» Extracted information:

⟨

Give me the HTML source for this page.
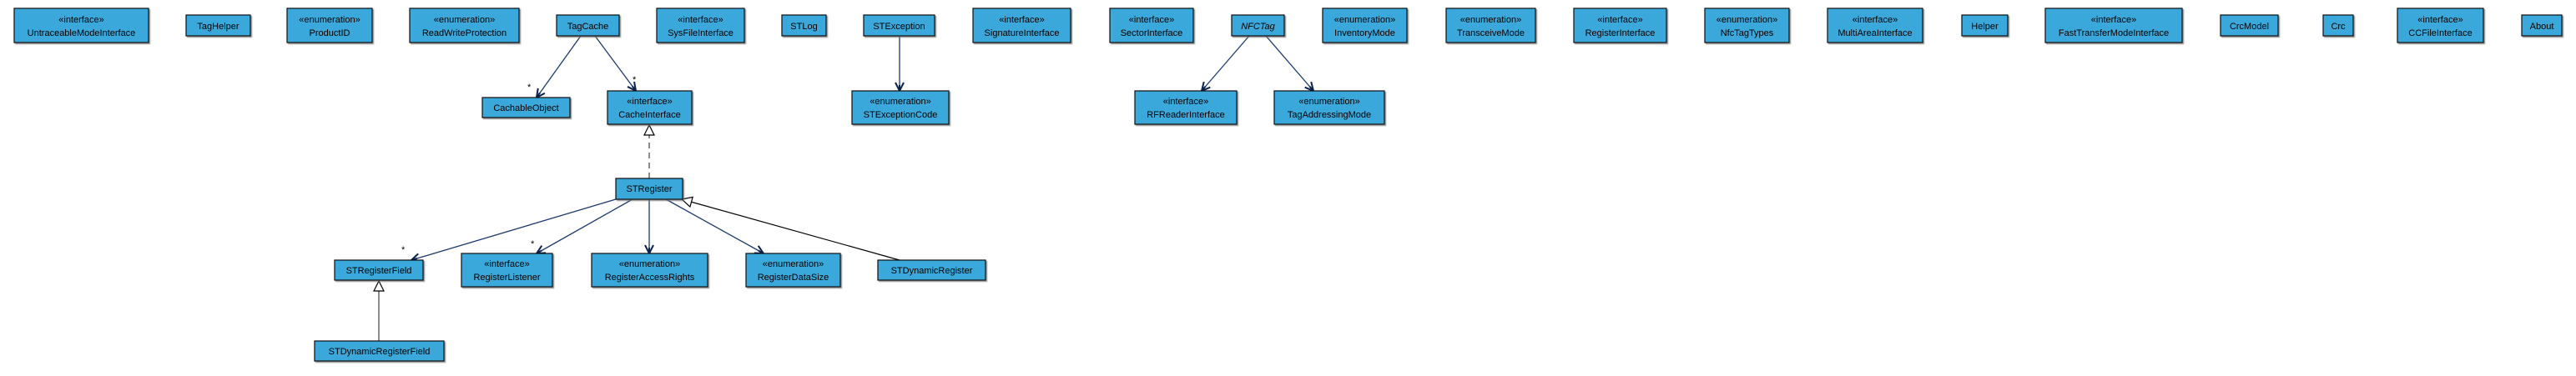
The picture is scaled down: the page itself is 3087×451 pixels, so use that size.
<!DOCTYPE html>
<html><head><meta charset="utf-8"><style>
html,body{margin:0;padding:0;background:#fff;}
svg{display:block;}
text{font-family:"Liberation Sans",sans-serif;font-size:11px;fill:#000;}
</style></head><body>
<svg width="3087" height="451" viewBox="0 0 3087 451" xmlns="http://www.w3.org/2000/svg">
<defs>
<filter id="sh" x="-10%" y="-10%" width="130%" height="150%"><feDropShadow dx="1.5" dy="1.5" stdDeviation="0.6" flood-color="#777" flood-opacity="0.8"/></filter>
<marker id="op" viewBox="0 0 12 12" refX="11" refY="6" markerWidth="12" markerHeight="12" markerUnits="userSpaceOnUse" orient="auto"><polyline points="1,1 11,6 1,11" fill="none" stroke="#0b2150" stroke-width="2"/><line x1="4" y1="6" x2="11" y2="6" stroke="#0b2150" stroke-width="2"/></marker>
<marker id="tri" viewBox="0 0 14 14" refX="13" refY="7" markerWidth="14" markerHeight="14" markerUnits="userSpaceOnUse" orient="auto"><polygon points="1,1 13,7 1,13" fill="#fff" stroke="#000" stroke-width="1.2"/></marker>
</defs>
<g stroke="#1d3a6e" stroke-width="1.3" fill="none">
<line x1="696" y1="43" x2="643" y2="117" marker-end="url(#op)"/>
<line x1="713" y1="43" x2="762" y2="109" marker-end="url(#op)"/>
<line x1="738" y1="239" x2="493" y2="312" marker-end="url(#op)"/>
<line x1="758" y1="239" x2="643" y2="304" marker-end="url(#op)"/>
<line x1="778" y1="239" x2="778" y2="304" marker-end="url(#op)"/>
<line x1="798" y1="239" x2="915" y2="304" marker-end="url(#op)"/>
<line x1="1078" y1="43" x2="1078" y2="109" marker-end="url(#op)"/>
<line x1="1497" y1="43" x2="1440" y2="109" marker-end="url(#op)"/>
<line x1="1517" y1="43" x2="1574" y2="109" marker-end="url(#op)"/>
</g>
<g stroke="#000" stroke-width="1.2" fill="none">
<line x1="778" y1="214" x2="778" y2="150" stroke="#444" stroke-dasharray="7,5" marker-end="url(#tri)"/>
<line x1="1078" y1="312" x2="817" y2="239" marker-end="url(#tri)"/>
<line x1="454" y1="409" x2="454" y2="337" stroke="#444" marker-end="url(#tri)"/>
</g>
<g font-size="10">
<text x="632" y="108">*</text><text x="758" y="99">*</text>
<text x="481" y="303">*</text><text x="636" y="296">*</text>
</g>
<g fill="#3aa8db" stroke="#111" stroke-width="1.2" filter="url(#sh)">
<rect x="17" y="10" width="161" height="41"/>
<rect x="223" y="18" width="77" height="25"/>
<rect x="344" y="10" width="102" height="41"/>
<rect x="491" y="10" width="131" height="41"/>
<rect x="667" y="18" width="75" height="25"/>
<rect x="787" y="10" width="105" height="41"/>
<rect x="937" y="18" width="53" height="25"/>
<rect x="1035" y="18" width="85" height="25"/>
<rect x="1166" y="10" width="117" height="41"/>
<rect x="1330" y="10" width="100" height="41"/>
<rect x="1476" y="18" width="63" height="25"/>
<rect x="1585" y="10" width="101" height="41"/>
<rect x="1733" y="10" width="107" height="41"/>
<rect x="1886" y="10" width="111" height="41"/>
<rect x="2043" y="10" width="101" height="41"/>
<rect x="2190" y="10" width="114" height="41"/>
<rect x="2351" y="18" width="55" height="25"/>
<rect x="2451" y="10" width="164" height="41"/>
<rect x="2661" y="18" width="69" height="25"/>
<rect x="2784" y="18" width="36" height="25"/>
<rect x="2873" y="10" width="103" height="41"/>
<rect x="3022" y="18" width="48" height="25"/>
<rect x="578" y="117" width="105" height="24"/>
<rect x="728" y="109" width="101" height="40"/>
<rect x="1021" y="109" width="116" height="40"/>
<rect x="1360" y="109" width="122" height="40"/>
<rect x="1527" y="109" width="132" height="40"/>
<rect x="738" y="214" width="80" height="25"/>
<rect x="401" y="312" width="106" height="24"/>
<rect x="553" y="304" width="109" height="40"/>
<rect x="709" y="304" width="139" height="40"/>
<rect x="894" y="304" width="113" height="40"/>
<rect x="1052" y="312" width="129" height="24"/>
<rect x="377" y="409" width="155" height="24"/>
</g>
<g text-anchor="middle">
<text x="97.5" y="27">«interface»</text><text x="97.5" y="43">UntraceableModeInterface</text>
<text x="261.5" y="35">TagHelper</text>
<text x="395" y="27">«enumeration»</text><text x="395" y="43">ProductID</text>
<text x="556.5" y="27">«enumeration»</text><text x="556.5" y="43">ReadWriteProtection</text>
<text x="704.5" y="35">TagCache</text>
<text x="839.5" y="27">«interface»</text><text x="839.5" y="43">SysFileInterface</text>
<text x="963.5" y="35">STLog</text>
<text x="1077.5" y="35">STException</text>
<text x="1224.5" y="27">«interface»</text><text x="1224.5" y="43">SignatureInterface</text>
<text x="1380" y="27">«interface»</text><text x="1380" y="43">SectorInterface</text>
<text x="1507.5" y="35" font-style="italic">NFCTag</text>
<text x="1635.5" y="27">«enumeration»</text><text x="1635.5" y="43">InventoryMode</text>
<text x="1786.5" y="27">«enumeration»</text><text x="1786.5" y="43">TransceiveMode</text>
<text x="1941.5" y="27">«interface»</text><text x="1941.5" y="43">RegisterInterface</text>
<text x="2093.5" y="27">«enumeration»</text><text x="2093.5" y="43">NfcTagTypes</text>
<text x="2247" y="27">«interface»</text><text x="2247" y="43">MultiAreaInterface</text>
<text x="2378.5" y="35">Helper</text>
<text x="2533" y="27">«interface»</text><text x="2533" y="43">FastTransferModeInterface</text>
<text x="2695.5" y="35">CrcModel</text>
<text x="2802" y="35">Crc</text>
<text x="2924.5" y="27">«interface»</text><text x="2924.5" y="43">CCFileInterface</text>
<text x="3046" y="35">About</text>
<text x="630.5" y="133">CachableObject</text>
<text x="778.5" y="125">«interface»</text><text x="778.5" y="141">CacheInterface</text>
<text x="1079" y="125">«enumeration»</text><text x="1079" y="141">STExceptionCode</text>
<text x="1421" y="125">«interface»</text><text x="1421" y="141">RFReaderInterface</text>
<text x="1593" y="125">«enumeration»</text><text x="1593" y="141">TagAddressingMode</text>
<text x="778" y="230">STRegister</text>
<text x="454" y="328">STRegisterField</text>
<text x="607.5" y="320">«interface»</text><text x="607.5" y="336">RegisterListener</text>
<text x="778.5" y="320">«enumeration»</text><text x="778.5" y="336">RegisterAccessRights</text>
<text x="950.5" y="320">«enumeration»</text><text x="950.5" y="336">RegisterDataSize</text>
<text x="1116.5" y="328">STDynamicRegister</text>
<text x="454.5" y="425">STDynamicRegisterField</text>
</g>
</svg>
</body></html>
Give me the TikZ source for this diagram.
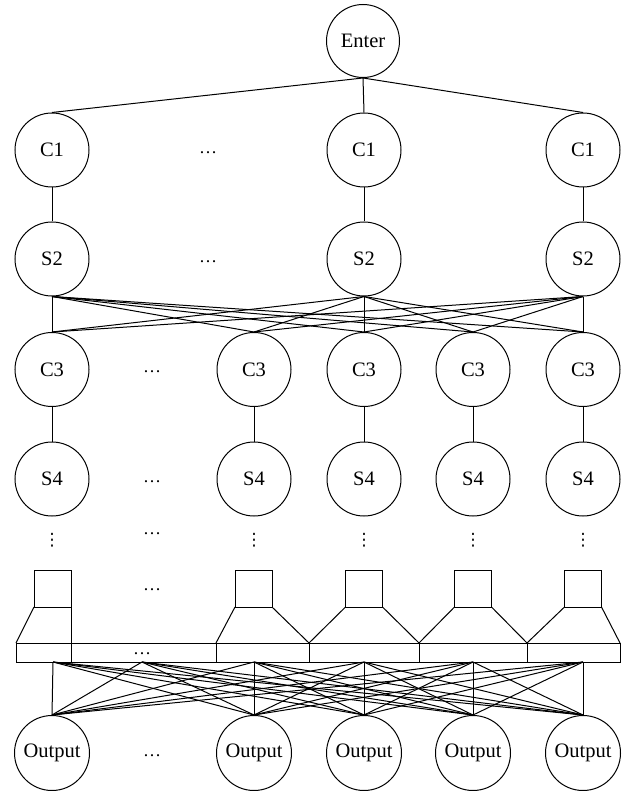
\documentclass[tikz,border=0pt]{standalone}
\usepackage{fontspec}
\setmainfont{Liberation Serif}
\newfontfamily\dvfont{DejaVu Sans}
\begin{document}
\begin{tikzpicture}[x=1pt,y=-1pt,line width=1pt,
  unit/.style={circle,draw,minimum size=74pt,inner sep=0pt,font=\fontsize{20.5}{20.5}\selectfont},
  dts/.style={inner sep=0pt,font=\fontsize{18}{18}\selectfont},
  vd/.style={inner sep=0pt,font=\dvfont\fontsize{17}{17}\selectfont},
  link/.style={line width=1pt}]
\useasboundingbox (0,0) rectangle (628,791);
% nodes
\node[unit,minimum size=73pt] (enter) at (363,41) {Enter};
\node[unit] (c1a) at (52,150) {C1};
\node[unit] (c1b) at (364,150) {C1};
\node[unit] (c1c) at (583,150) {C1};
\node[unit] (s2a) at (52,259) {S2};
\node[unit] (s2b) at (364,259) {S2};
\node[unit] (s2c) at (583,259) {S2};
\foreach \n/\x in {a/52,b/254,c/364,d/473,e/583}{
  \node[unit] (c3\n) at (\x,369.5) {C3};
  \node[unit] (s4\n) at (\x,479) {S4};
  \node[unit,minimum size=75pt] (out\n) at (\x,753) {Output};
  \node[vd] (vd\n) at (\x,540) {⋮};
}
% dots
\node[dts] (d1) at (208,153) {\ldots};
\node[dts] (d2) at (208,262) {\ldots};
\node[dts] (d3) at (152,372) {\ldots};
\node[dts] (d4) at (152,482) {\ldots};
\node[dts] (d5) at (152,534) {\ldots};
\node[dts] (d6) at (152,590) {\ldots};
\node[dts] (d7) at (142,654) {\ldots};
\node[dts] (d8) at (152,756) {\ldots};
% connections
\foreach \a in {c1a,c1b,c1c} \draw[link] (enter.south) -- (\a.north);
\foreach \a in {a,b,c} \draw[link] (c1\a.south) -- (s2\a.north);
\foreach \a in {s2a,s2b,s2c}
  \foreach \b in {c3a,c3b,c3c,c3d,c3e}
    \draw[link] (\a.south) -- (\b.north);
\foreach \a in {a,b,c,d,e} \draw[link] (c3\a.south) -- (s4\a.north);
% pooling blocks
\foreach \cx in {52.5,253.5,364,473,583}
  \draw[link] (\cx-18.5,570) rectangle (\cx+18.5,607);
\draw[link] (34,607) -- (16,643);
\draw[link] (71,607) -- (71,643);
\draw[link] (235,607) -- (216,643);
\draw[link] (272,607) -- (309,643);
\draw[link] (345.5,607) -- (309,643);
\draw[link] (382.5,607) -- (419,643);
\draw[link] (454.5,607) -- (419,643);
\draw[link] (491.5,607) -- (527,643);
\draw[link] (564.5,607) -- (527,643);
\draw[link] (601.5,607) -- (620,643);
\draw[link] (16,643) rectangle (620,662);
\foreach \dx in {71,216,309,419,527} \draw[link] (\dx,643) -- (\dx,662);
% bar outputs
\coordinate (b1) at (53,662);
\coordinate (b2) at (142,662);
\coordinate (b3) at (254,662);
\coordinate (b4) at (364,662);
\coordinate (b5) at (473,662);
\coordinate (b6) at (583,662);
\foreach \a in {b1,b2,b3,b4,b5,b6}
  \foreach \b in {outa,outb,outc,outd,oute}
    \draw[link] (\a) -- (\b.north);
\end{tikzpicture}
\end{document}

⟩

» Aim: Write out every line of the data that holds the word "Give".

» Solution below:
Give me the HTML source for this page.
Give me the TikZ source for this diagram.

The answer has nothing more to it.